Power Optimal Non-contiguous Spectrum Access in Multi Front End Radio Enabled Point-to-Point Link

TL;DR

This paper investigates power-efficient spectrum access in multi-front end radios using NC-OFDM, formulating an optimization problem to minimize total system power through power control and scheduling.

Contribution

It introduces a novel optimization framework for power minimization in multi-front end NC-OFDM systems, including a greedy algorithm for practical implementation.

Findings

The proposed algorithm effectively reduces system power consumption.

Optimal spectrum fragmentation balances circuit and transmit power.

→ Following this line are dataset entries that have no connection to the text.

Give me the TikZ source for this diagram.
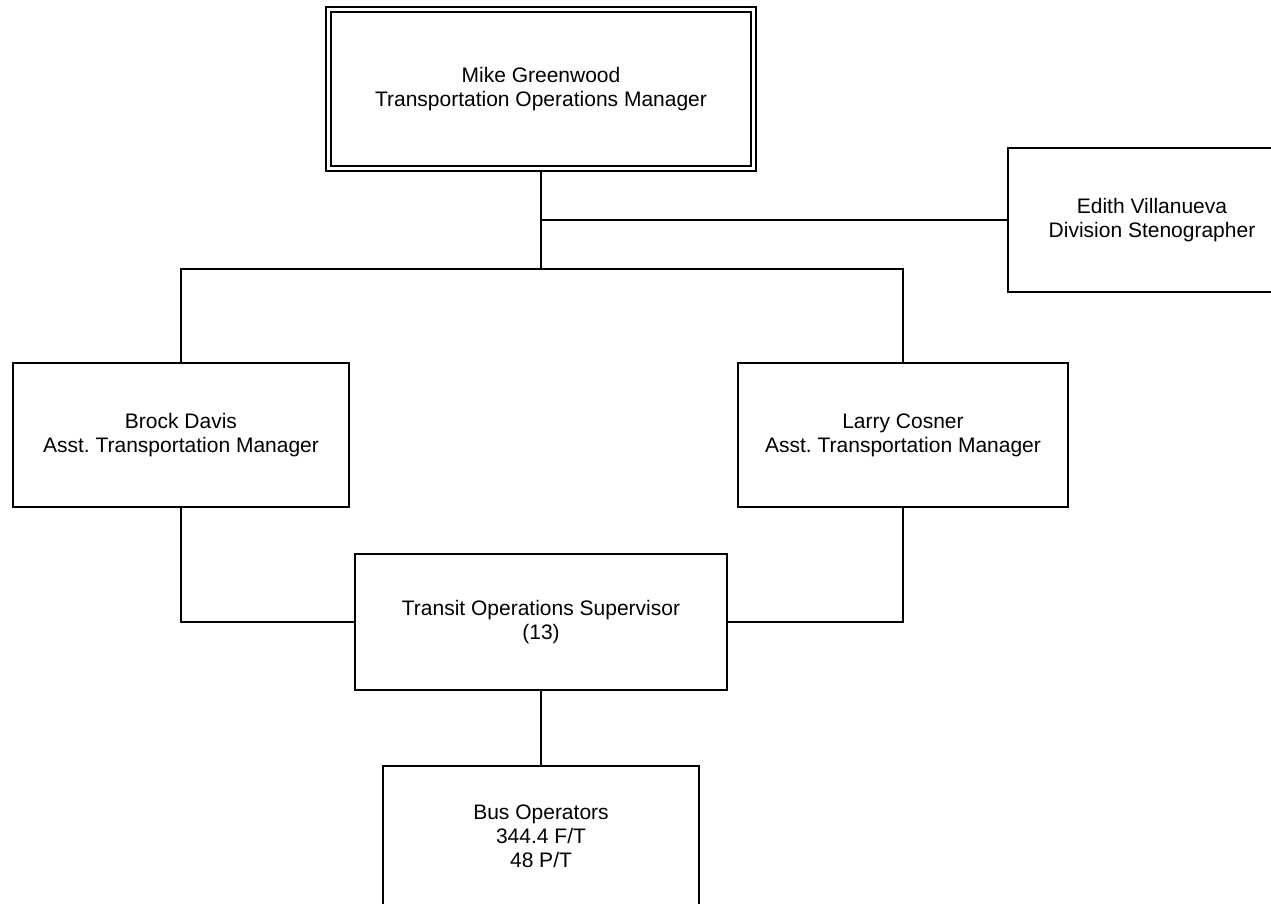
\documentclass[tikz,border=0pt]{standalone}
\usepackage{fontspec}
\setmainfont{Liberation Sans}
\frenchspacing
\begin{document}
\begin{tikzpicture}[x=1pt,y=-1pt,
  box/.style={draw=black, line width=1.5pt, fill=white, rectangle, inner sep=0pt,
    align=center, font=\fontsize{21}{24}\selectfont},
  conn/.style={draw=black, line width=1.5pt}]
\useasboundingbox (0,0) rectangle (1271,904);
\clip (0,0) rectangle (1271,904);
\fill[white] (0,0) rectangle (1271,904);
\coordinate (j) at (541,269);
\node[box, minimum width=425pt, minimum height=159pt, double, double distance=3.5pt, outer sep=3.3pt] (top) at (541,89) {Mike Greenwood\\Transportation Operations Manager};
\node[box, minimum width=288pt, minimum height=144pt] (steno) at (1152,220) {Edith Villanueva\\Division Stenographer};
\node[box, minimum width=336pt, minimum height=144pt] (brock) at (181,435) {Brock Davis\\Asst. Transportation Manager};
\node[box, minimum width=330pt, minimum height=144pt] (larry) at (903,435) {Larry Cosner\\Asst. Transportation Manager};
\node[box, minimum width=372pt, minimum height=136pt] (sup) at (541,622) {Transit Operations Supervisor\\(13)};
\node[box, minimum width=316pt, minimum height=140pt] (bus) at (541,836) {Bus Operators\\344.4 F/T\\48 P/T};
\draw[conn] (top.south) -- (j);
\draw[conn] (top.south |- steno.west) -- (steno.west);
\draw[conn] (brock.north) |- (j) -| (larry.north);
\draw[conn] (brock.south) |- (sup.west);
\draw[conn] (larry.south) |- (sup.east);
\draw[conn] (sup.south) -- (bus.north);
\end{tikzpicture}
\end{document}
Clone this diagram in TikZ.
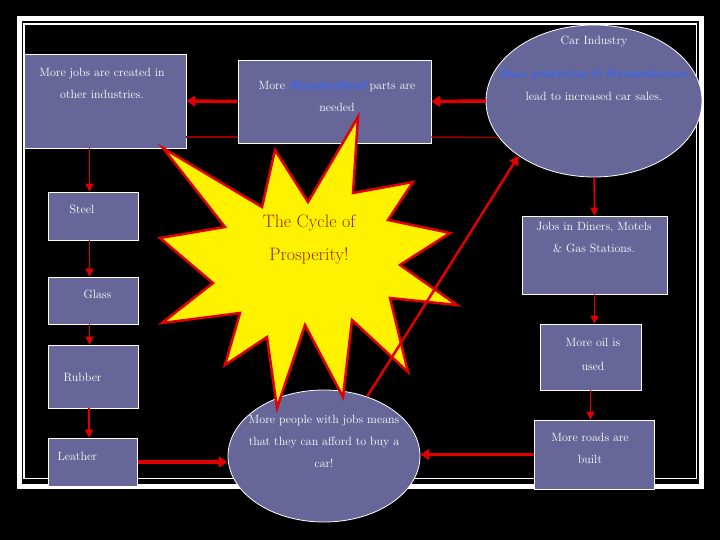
\documentclass[tikz,border=0pt]{standalone}
\usetikzlibrary{arrows.meta,shapes.geometric}
\definecolor{slate}{RGB}{102,102,153}
\definecolor{arrowred}{RGB}{225,0,0}
\definecolor{darkline}{RGB}{150,0,0}
\definecolor{inkblue}{RGB}{51,102,255}
\definecolor{cyclebrown}{RGB}{150,40,0}
\newcommand{\hilite}[1]{\textcolor{inkblue}{\bfseries\itshape #1}}
\begin{document}
\begin{tikzpicture}[x=1pt, y=-1pt,
  box/.style={draw=white, fill=slate, line width=0.8pt, inner sep=0pt},
  bubble/.style={ellipse, draw=white, fill=slate, line width=0.8pt, inner sep=0pt},
  txt/.style={text=white, align=center, font=\fontsize{12}{22}\selectfont},
  fat/.style={draw=arrowred, line width=3.5pt, -{Triangle[length=9pt,width=11pt]}},
  slim/.style={draw=arrowred, line width=1.6pt, -{Triangle[length=8pt,width=8pt]}},
  tie/.style={draw=darkline, line width=1.5pt}]
  \fill[black] (0,0) rectangle (720,540);
  \useasboundingbox (0,0) rectangle (720,540);
  % frame
  \draw[white, line width=5pt] (19,18.5) rectangle (701.5,486);
  \draw[white, line width=1.5pt] (24,24) rectangle (696.5,478.5);
  % boxes
  \node[box, minimum width=162, minimum height=94] (jobs) at (105,101) {};
  \node[box, minimum width=193, minimum height=83] (parts) at (334.5,101.5) {};
  \node[bubble, minimum width=216, minimum height=152] (car) at (594,101) {};
  \node[box, minimum width=90, minimum height=48] (steel) at (93.5,216) {};
  \node[box, minimum width=90, minimum height=47] (glass) at (93.5,300.5) {};
  \node[box, minimum width=90, minimum height=63] (rubber) at (93.5,376.5) {};
  \node[box, minimum width=89, minimum height=48] (leather) at (93,462) {};
  \node[bubble, minimum width=192, minimum height=132] (people) at (324,456) {};
  \node[box, minimum width=145, minimum height=78] (diners) at (594.5,255) {};
  \node[box, minimum width=101, minimum height=66] (oil) at (590.5,357) {};
  \node[box, minimum width=120, minimum height=69] (roads) at (594,454.5) {};
  % texts
  \node[txt] (jobstext) at (102,83) {More jobs are created in\\other industries.};
  \node[txt] (partstext) at (337,96) {More \hilite{Standardized} parts are\\needed};
  \node[txt] (cartitle) at (594,42) {Car Industry};
  \node[txt, font=\fontsize{10.5}{22}\selectfont] (carmass) at (594,75) {\hilite{Mass production \& Standardization}};
  \node[txt] (carsales) at (594,96) {lead to increased car sales.};
  \node[txt, anchor=west] (steeltext) at (66,209) {Steel};
  \node[txt, anchor=west] (glasstext) at (80,294) {Glass};
  \node[txt, anchor=west] (rubbertext) at (60,377) {Rubber};
  \node[txt, anchor=west] (leathertext) at (54,456) {Leather};
  \node[txt] (dinerstext) at (594,237.5) {Jobs in Diners, Motels\\\& Gas Stations.};
  \node[txt, font=\fontsize{12}{24}\selectfont] (oiltext) at (593,354) {More oil is\\used};
  \node[txt] (roadstext) at (590,448) {More roads are\\built};
  \node[txt] (peopletext) at (324,441) {More people with jobs means\\that they can afford to buy a\\car!};
  % connectors
  \draw[tie] ([yshift=-36]jobs.east) -- ([yshift=-36]jobs.east -| parts.west);
  \draw[tie] ([yshift=-35.5]parts.east) -- (car.201);
  \draw[fat] (car.west) -- (parts.east);
  \draw[fat] (parts.west) -- (jobs.east);
  \draw[slim] ([xshift=-4]steel.north |- jobs.south) -- ([xshift=-4]steel.north);
  \draw[slim] ([xshift=-4]glass.north |- steel.south) -- ([xshift=-4]glass.north);
  \draw[slim] ([xshift=-4]rubber.north |- glass.south) -- ([xshift=-4]rubber.north);
  \draw[slim] ([xshift=-4]leather.north |- rubber.south) -- ([xshift=-4]leather.north);
  \draw[fat] (leather.east) -- (leather.east -| people.west);
  \draw[slim] (car) -- (diners);
  \draw[slim] (diners.south) -- (diners.south |- oil.north);
  \draw[slim] (oil.south) -- (oil.south |- roads.north);
  \draw[fat] (roads.west) -- (roads.west -| people.east);
  % starburst
  \draw[arrowred, fill=yellow, line width=2.5pt, line join=miter]
    (358,117) -- (353,193) -- (413,182) -- (388,220) -- (450,233) -- (400,265)
    -- (457,305) -- (390,298) -- (408,372) -- (352,320) -- (343,397) -- (305,325)
    -- (277,408) -- (267,337) -- (225,365) -- (240,313) -- (162,323) -- (213,283)
    -- (160,238) -- (225,227) -- (163,148) -- (262,207) -- (275,150) -- (308,202)
    -- cycle;
  \node[text=cyclebrown, align=center, font=\fontsize{18}{33}\selectfont] (cycle) at (309,239.5) {The Cycle of\\Prosperity!};
  \draw[draw=arrowred, line width=2.5pt, -{Triangle[length=9pt,width=10pt]}] (people.54) -- (car.216);
\end{tikzpicture}
\end{document}
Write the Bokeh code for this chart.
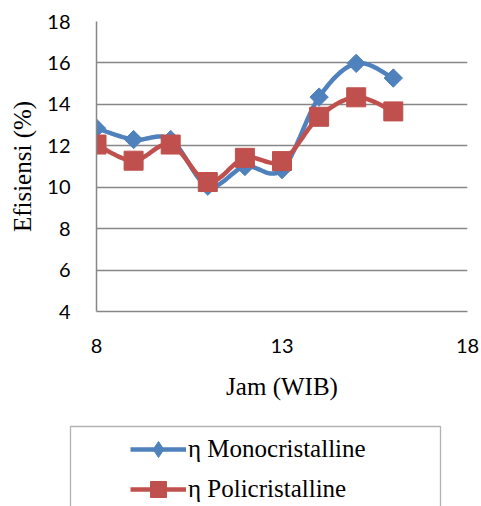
import numpy as np
from bokeh.plotting import figure
from bokeh.layouts import column
from bokeh.models import (Legend, LegendItem, FixedTicker, BoxAnnotation, Range1d)
from bokeh.embed import file_html
from bokeh.resources import INLINE

# ---- data ----
jam = [8, 9, 10, 11, 12, 13, 14, 15, 16]
mono = [12.85, 12.3, 12.3, 10.05, 11.0, 10.85, 14.35, 15.98, 15.27]
poli = [12.06, 11.28, 12.06, 10.25, 11.42, 11.26, 13.4, 14.34, 13.66]
x_ticks = [8, 13, 18]
y_ticks = [4, 6, 8, 10, 12, 14, 16, 18]
series_names = ["\u03b7 Monocristalline", "\u03b7 Policristalline"]

BLUE = "#4F81BD"
RED = "#C0504D"
GRID = "#878787"


def smooth(xs, ys, n=24):
    """Excel-like smoothed line (cubic Bezier, Catmull-Rom control points)."""
    P = np.column_stack([xs, ys]).astype(float)
    out = [P[0]]
    m = len(P)
    for i in range(m - 1):
        p0 = P[i - 1] if i > 0 else P[i]
        p1 = P[i]
        p2 = P[i + 1]
        p3 = P[i + 2] if i + 2 < m else P[i + 1]
        c1 = p1 + (p2 - p0) / 6.0
        c2 = p2 - (p3 - p1) / 6.0
        t = np.linspace(0, 1, n)[1:, None]
        seg = ((1 - t) ** 3) * p1 + 3 * ((1 - t) ** 2) * t * c1 + 3 * (1 - t) * t ** 2 * c2 + t ** 3 * p2
        out.extend(seg)
    out = np.array(out)
    return out[:, 0], out[:, 1]


W = 481
H1 = 420
H2 = 86

p = figure(width=W, height=H1, output_backend="svg", toolbar_location=None,
           x_range=Range1d(8, 18), y_range=Range1d(4, 18),
           min_border_left=96, min_border_right=14, min_border_top=21, min_border_bottom=109)
p.frame_align = False
p.outline_line_color = None
p.background_fill_color = "white"
p.border_fill_color = "white"

# grid
p.xgrid.grid_line_color = None
p.ygrid.grid_line_color = GRID
p.ygrid.grid_line_width = 1.5

# axes
p.xaxis.ticker = FixedTicker(ticks=x_ticks)
p.yaxis.ticker = FixedTicker(ticks=y_ticks)
for ax in (p.xaxis[0], p.yaxis[0]):
    ax.axis_line_color = GRID
    ax.axis_line_width = 1.5
    ax.major_tick_line_color = None
    ax.minor_tick_line_color = None
    ax.major_tick_out = 0
    ax.major_tick_in = 0
    ax.major_label_text_font = "Lato"
    ax.major_label_text_font_size = "20px"
    ax.major_label_text_color = "black"
    ax.axis_label_text_font = "Liberation Serif"
    ax.axis_label_text_font_size = "25px"
    ax.axis_label_text_font_style = "normal"
    ax.axis_label_text_color = "black"

p.xaxis.axis_label = "Jam (WIB)"
p.yaxis.axis_label = "Efisiensi (%)"
p.yaxis.major_label_standoff = 26
p.yaxis.axis_label_standoff = 8
p.xaxis.major_label_standoff = 27
p.xaxis.axis_label_standoff = 17

# series
mx, my = smooth(jam, mono)
px_, py_ = smooth(jam, poli)

p.line(mx, my, line_color=BLUE, line_width=4.5)
p.scatter(jam, mono, marker="square", angle=np.pi / 4, size=13,
          fill_color=BLUE, line_color=BLUE)
p.line(px_, py_, line_color=RED, line_width=4.5)
p.scatter(jam, poli, marker="square", size=19, fill_color=RED, line_color=RED)

# ---- legend panel ----
q = figure(width=W, height=H2, output_backend="svg", toolbar_location=None,
           x_range=Range1d(0, W), y_range=Range1d(H2, 0),
           min_border_left=0, min_border_right=0, min_border_top=0, min_border_bottom=0)
q.frame_align = False
q.outline_line_color = None
q.axis.visible = False
q.grid.visible = False
q.background_fill_color = "white"
q.border_fill_color = "white"

# legend-only renderers (not drawn; they provide the legend glyph styles)
ql1 = q.line(jam, mono, line_color=BLUE, line_width=4.5, visible=False)
qs1 = q.scatter(jam, mono, marker="diamond", size=17,
                fill_color=BLUE, line_color=BLUE, visible=False)
ql2 = q.line(jam, poli, line_color=RED, line_width=4.5, visible=False)
qs2 = q.scatter(jam, poli, marker="square", size=19, fill_color=RED,
                line_color=RED, visible=False)

box = BoxAnnotation(left=70, right=440, top=6, bottom=H2 + 20,
                    fill_alpha=0, line_color="black", line_width=1.3)
q.add_layout(box)

legend = Legend(items=[LegendItem(label=series_names[0], renderers=[ql1, qs1]),
                       LegendItem(label=series_names[1], renderers=[ql2, qs2])],
                location=(130, -3))
legend.background_fill_alpha = 0
legend.border_line_alpha = 0
legend.padding = 0
legend.margin = 0
legend.spacing = 0
legend.glyph_width = 56
legend.glyph_height = 40
legend.label_height = 40
legend.label_standoff = 2
legend.label_text_font = "Liberation Serif"
legend.label_text_font_size = "25px"
legend.label_text_color = "black"
q.add_layout(legend, "center")

layout = column(p, q, spacing=0)
open("out.html", "w").write(file_html(layout, INLINE))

The approach outperforms baseline methods in power efficiency.

Abstract

Non-contiguous spectrum chunks allow wireless links to flexibly access a wide amount of bandwidth. Multi- Channel Multi-Radio (MC-MR) and Non-Contiguous Orthogonal Frequency Division Multiplexing (NC-OFDM) are the two commercially viable strategies to access non-contiguous spectrum chunks. MC-MR accesses multiple non-contiguous chunks by activating multiple front ends which, in turn, increases the circuit power consumption of each of the activated front ends. NC-OFDM accesses non-contiguous spectrum chunks with a single front end by nulling remaining subchannels but increases spectrum span which, in turn, increases the power consumption of ADC and DAC. This work focuses on a point-to-point link where transmitter and receiver have multiple front ends and can employ NC-OFDM technology. We investigate optimal spectrum fragmentation in each front end from a system power (summation of transmit power and circuit power) perspective. We formulate a mixed integer non-linear program (MINLP) to perform power control and scheduling, and minimize system power by providing a greedy algorithm (O(M^3 I)) where M and I denote the number of channels and radio front ends respectively.